# Exercise
Retype, exactly as they stand, the lines from the start of the data to the line that contains "4.42, 4.60, 3.92, 4.44, 4.74, 4.69, 4.29, 4.95, 4.94, 4.47]", both ends included. Leave the pictures out.

------ Stored data

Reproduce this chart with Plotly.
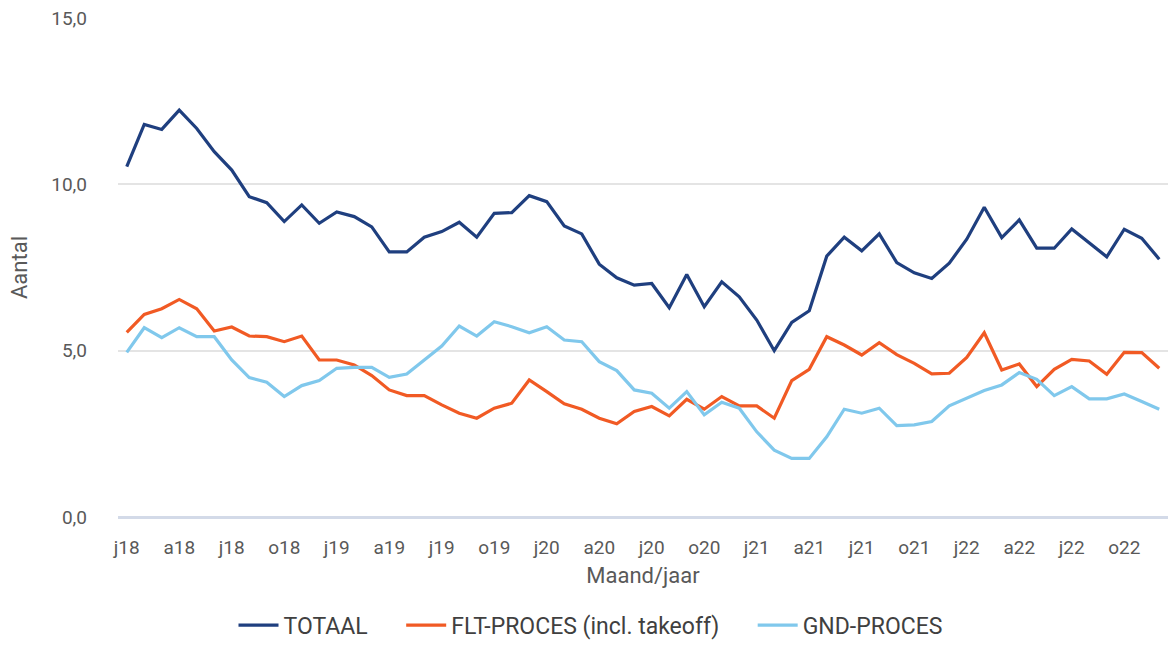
import plotly.graph_objects as go

months = list(range(60))
tick_pos = list(range(0, 60, 3))
tick_labels = ["j18", "a18", "j18", "o18", "j19", "a19", "j19", "o19", "j20", "a20",
               "j20", "o20", "j21", "a21", "j21", "o21", "j22", "a22", "j22", "o22"]

totaal = [10.53, 11.80, 11.65, 12.23, 11.68, 10.98, 10.43, 9.63, 9.45, 8.88,
          9.38, 8.83, 9.17, 9.03, 8.72, 7.97, 7.97, 8.41, 8.58, 8.86,
          8.41, 9.13, 9.15, 9.66, 9.48, 8.75, 8.51, 7.60, 7.19, 6.97,
          7.02, 6.29, 7.29, 6.32, 7.07, 6.62, 5.92, 5.00, 5.85, 6.20,
          7.84, 8.41, 8.00, 8.51, 7.65, 7.34, 7.17, 7.63, 8.35, 9.31,
          8.40, 8.93, 8.08, 8.08, 8.66, 8.23, 7.82, 8.65, 8.38, 7.75]

flt = [5.55, 6.09, 6.26, 6.54, 6.26, 5.59, 5.71, 5.44, 5.42, 5.27,
       5.44, 4.72, 4.72, 4.57, 4.25, 3.82, 3.65, 3.65, 3.37, 3.12,
       2.97, 3.27, 3.42, 4.12, 3.77, 3.40, 3.24, 2.97, 2.80, 3.17,
       3.32, 3.04, 3.54, 3.24, 3.62, 3.34, 3.34, 2.97, 4.10, 4.44,
       5.42, 5.17, 4.87, 5.24, 4.88, 4.62, 4.30, 4.32, 4.80, 5.54,
       4.42, 4.60, 3.92, 4.44, 4.74, 4.69, 4.29, 4.95, 4.94, 4.47]

gnd = [4.95, 5.69, 5.39, 5.69, 5.42, 5.42, 4.72, 4.19, 4.05, 3.62,
       3.95, 4.10, 4.47, 4.50, 4.50, 4.20, 4.30, 4.72, 5.14, 5.74,
       5.44, 5.87, 5.72, 5.54, 5.72, 5.32, 5.27, 4.67, 4.40, 3.82,
       3.72, 3.27, 3.77, 3.07, 3.45, 3.27, 2.56, 2.01, 1.76, 1.76,
       2.41, 3.24, 3.12, 3.27, 2.75, 2.77, 2.87, 3.34, 3.57, 3.80,
       3.97, 4.34, 4.14, 3.65, 3.92, 3.55, 3.55, 3.70, 3.47, 3.24]

series = [("TOTAAL", totaal, "#1f3f7f"),
          ("FLT-PROCES (incl. takeoff)", flt, "#f15a24"),
          ("GND-PROCES", gnd, "#80c8ec")]

FONT = "Roboto"
GRAY = "#595959"
PAD = "\u00a0" * 5

fig = go.Figure()
for k, (name, vals, col) in enumerate(series):
    label = name + (PAD if k < len(series) - 1 else "")
    fig.add_trace(go.Scatter(x=months, y=vals, name=label, mode="lines",
                             line=dict(color=col, width=3.2)))

fig.update_layout(
    width=1168, height=648,
    margin=dict(l=118, r=0, t=18, b=131, autoexpand=False),
    paper_bgcolor="white", plot_bgcolor="white",
    separators=",.",
    font=dict(family=FONT, color=GRAY, size=19),
    showlegend=True,
    legend=dict(orientation="h", x=0.45, xanchor="center", y=-0.26, yanchor="bottom",
                font=dict(size=23, color="#404040"), itemwidth=40, traceorder="normal"),
)
fig.update_xaxes(range=[-0.5, 59.5], tickvals=tick_pos, ticktext=tick_labels,
                 showgrid=False, zeroline=False, showline=False,
                 ticks="", ticklabelstandoff=17, tickfont=dict(size=19, color=GRAY),
                 title=dict(text="Maand/jaar", font=dict(size=22, color=GRAY), standoff=9))
fig.update_yaxes(range=[0, 15], tickvals=[0, 5, 10, 15], tickformat=".1f",
                 showgrid=True, gridcolor="#e4e4e4", gridwidth=1.5,
                 zeroline=True, zerolinecolor="#d3dae8", zerolinewidth=2.5,
                 showline=False, ticks="", ticklabelstandoff=30,
                 tickfont=dict(size=19, color=GRAY),
                 title=dict(text="Aantal", font=dict(size=22, color=GRAY), standoff=17))

fig.write_html("out.html", config={"displayModeBar": False},
               post_script="document.body.style.margin='0';document.body.style.overflow='hidden';")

------------

# Reply to the exercise
Reproduce this chart with Plotly.
import plotly.graph_objects as go

months = list(range(60))
tick_pos = list(range(0, 60, 3))
tick_labels = ["j18", "a18", "j18", "o18", "j19", "a19", "j19", "o19", "j20", "a20",
               "j20", "o20", "j21", "a21", "j21", "o21", "j22", "a22", "j22", "o22"]

totaal = [10.53, 11.80, 11.65, 12.23, 11.68, 10.98, 10.43, 9.63, 9.45, 8.88,
          9.38, 8.83, 9.17, 9.03, 8.72, 7.97, 7.97, 8.41, 8.58, 8.86,
          8.41, 9.13, 9.15, 9.66, 9.48, 8.75, 8.51, 7.60, 7.19, 6.97,
          7.02, 6.29, 7.29, 6.32, 7.07, 6.62, 5.92, 5.00, 5.85, 6.20,
          7.84, 8.41, 8.00, 8.51, 7.65, 7.34, 7.17, 7.63, 8.35, 9.31,
          8.40, 8.93, 8.08, 8.08, 8.66, 8.23, 7.82, 8.65, 8.38, 7.75]

flt = [5.55, 6.09, 6.26, 6.54, 6.26, 5.59, 5.71, 5.44, 5.42, 5.27,
       5.44, 4.72, 4.72, 4.57, 4.25, 3.82, 3.65, 3.65, 3.37, 3.12,
       2.97, 3.27, 3.42, 4.12, 3.77, 3.40, 3.24, 2.97, 2.80, 3.17,
       3.32, 3.04, 3.54, 3.24, 3.62, 3.34, 3.34, 2.97, 4.10, 4.44,
       5.42, 5.17, 4.87, 5.24, 4.88, 4.62, 4.30, 4.32, 4.80, 5.54,
       4.42, 4.60, 3.92, 4.44, 4.74, 4.69, 4.29, 4.95, 4.94, 4.47]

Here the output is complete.